**Source material**
▬▬▬▬▬▬▬▬▬▬

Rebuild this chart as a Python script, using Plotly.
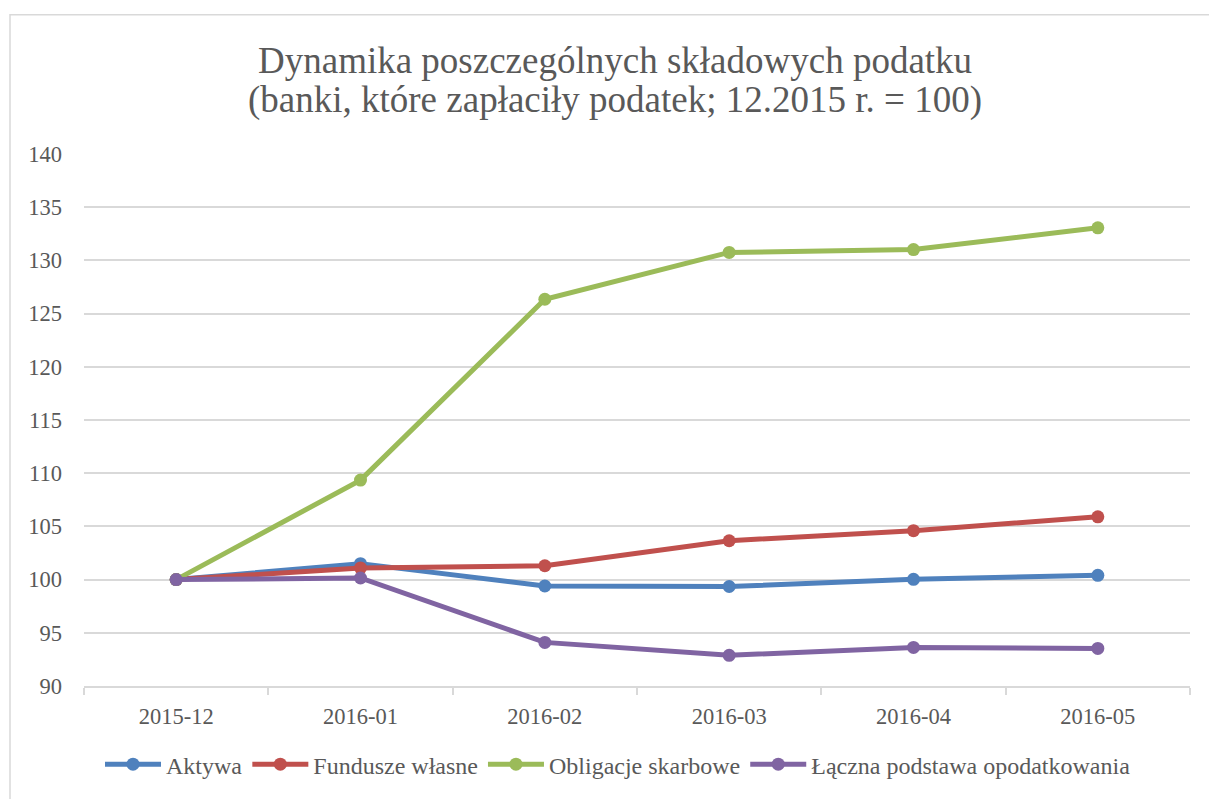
import plotly.graph_objects as go

months = ["2015-12", "2016-01", "2016-02", "2016-03", "2016-04", "2016-05"]
aktywa = [100.0, 101.5, 99.4, 99.35, 100.03, 100.4]
fundusze = [100.0, 101.1, 101.3, 103.65, 104.6, 105.9]
obligacje = [100.0, 109.35, 126.35, 130.75, 131.02, 133.06]
laczna = [100.0, 100.15, 94.1, 92.88, 93.63, 93.53]

series_names = ["Aktywa", "Fundusze własne", "Obligacje skarbowe", "Łączna podstawa opodatkowania"]
series_values = [aktywa, fundusze, obligacje, laczna]
colors = ["#4F81BD", "#C0504D", "#9BBB59", "#8064A2"]

title_line1 = "Dynamika poszczególnych składowych podatku"
title_line2 = "(banki, które zapłaciły podatek; 12.2015 r. = 100)"

FONT = "Liberation Serif"
TXT = "#595959"
GRID = "#D9D9D9"

fig = go.Figure()
for i, (name, vals, col) in enumerate(zip(series_names, series_values, colors)):
    fig.add_trace(go.Scatter(
        x=months, y=vals, name=name, mode="lines+markers",
        line=dict(color=col, width=5),
        marker=dict(color=col, size=13),
        legendgroup=f"g{i}",
    ))

W, H = 1209, 799
L, R, T, B = 84, 19, 154, 110
pw, ph = W - L - R, H - T - B

def px_x(X):
    return (X - L) / pw

def px_y(Y):
    return (H - B - Y) / ph

fig.update_layout(
    width=W, height=H,
    margin=dict(l=L, r=R, t=T, b=B),
    paper_bgcolor="white", plot_bgcolor="white",
    font=dict(family=FONT, color=TXT, size=22),
    showlegend=True,
    legend=dict(
        orientation="h", x=px_x(618), xanchor="center",
        y=px_y(768), yanchor="middle",
        font=dict(size=24, color=TXT, family=FONT),
        itemwidth=56, traceorder="normal", tracegroupgap=30,
    ),
    xaxis=dict(
        type="category", range=[-0.5, 5.5],
        showgrid=False, showline=True, linecolor=GRID, linewidth=1.5,
        ticks="outside", tickson="boundaries", ticklen=7, tickcolor=GRID, tickwidth=1.5,
        tickfont=dict(size=22.5, color=TXT, family=FONT),
        ticklabelstandoff=9,
        zeroline=False,
    ),
    yaxis=dict(
        range=[90, 140], dtick=5, tick0=90,
        showgrid=True, gridcolor=GRID, gridwidth=1.5,
        showline=False, zeroline=False, ticks="",
        tickfont=dict(size=22.5, color=TXT, family=FONT),
        ticklabelstandoff=21,
    ),
    annotations=[
        dict(text=title_line1, xref="paper", yref="paper", x=px_x(615), y=px_y(60),
             xanchor="center", yanchor="middle", showarrow=False,
             font=dict(size=37, color=TXT, family=FONT)),
        dict(text=title_line2, xref="paper", yref="paper", x=px_x(615), y=px_y(100),
             xanchor="center", yanchor="middle", showarrow=False,
             font=dict(size=37, color=TXT, family=FONT)),
    ],
    shapes=[
        dict(type="rect", xref="paper", yref="paper",
             x0=px_x(10), x1=px_x(1215), y0=px_y(805), y1=px_y(14),
             line=dict(color=GRID, width=1.5), fillcolor="rgba(0,0,0,0)", layer="below"),
    ],
)

fig.write_html("out.html", config={"displayModeBar": False},
               post_script="document.body.style.margin='0';document.body.style.overflow='hidden';")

▬▬▬▬▬▬▬▬▬▬

**Problem to solve**
Repeat the data exactly, dropping every picture it holds.

**Answer in full**
Rebuild this chart as a Python script, using Plotly.
import plotly.graph_objects as go

months = ["2015-12", "2016-01", "2016-02", "2016-03", "2016-04", "2016-05"]
aktywa = [100.0, 101.5, 99.4, 99.35, 100.03, 100.4]
fundusze = [100.0, 101.1, 101.3, 103.65, 104.6, 105.9]
obligacje = [100.0, 109.35, 126.35, 130.75, 131.02, 133.06]
laczna = [100.0, 100.15, 94.1, 92.88, 93.63, 93.53]

series_names = ["Aktywa", "Fundusze własne", "Obligacje skarbowe", "Łączna podstawa opodatkowania"]
series_values = [aktywa, fundusze, obligacje, laczna]
colors = ["#4F81BD", "#C0504D", "#9BBB59", "#8064A2"]

title_line1 = "Dynamika poszczególnych składowych podatku"
title_line2 = "(banki, które zapłaciły podatek; 12.2015 r. = 100)"

FONT = "Liberation Serif"
TXT = "#595959"
GRID = "#D9D9D9"

fig = go.Figure()
for i, (name, vals, col) in enumerate(zip(series_names, series_values, colors)):
    fig.add_trace(go.Scatter(
        x=months, y=vals, name=name, mode="lines+markers",
        line=dict(color=col, width=5),
        marker=dict(color=col, size=13),
        legendgroup=f"g{i}",
    ))

W, H = 1209, 799
L, R, T, B = 84, 19, 154, 110
pw, ph = W - L - R, H - T - B

def px_x(X):
    return (X - L) / pw

def px_y(Y):
    return (H - B - Y) / ph

fig.update_layout(
    width=W, height=H,
    margin=dict(l=L, r=R, t=T, b=B),
    paper_bgcolor="white", plot_bgcolor="white",
    font=dict(family=FONT, color=TXT, size=22),
    showlegend=True,
    legend=dict(
        orientation="h", x=px_x(618), xanchor="center",
        y=px_y(768), yanchor="middle",
        font=dict(size=24, color=TXT, family=FONT),
        itemwidth=56, traceorder="normal", tracegroupgap=30,
    ),
    xaxis=dict(
        type="category", range=[-0.5, 5.5],
        showgrid=False, showline=True, linecolor=GRID, linewidth=1.5,
        ticks="outside", tickson="boundaries", ticklen=7, tickcolor=GRID, tickwidth=1.5,
        tickfont=dict(size=22.5, color=TXT, family=FONT),
        ticklabelstandoff=9,
        zeroline=False,
    ),
    yaxis=dict(
        range=[90, 140], dtick=5, tick0=90,
        showgrid=True, gridcolor=GRID, gridwidth=1.5,
        showline=False, zeroline=False, ticks="",
        tickfont=dict(size=22.5, color=TXT, family=FONT),
        ticklabelstandoff=21,
    ),
    annotations=[
        dict(text=title_line1, xref="paper", yref="paper", x=px_x(615), y=px_y(60),
             xanchor="center", yanchor="middle", showarrow=False,
             font=dict(size=37, color=TXT, family=FONT)),
        dict(text=title_line2, xref="paper", yref="paper", x=px_x(615), y=px_y(100),
             xanchor="center", yanchor="middle", showarrow=False,
             font=dict(size=37, color=TXT, family=FONT)),
    ],
    shapes=[
        dict(type="rect", xref="paper", yref="paper",
             x0=px_x(10), x1=px_x(1215), y0=px_y(805), y1=px_y(14),
             line=dict(color=GRID, width=1.5), fillcolor="rgba(0,0,0,0)", layer="below"),
    ],
)

fig.write_html("out.html", config={"displayModeBar": False},
               post_script="document.body.style.margin='0';document.body.style.overflow='hidden';")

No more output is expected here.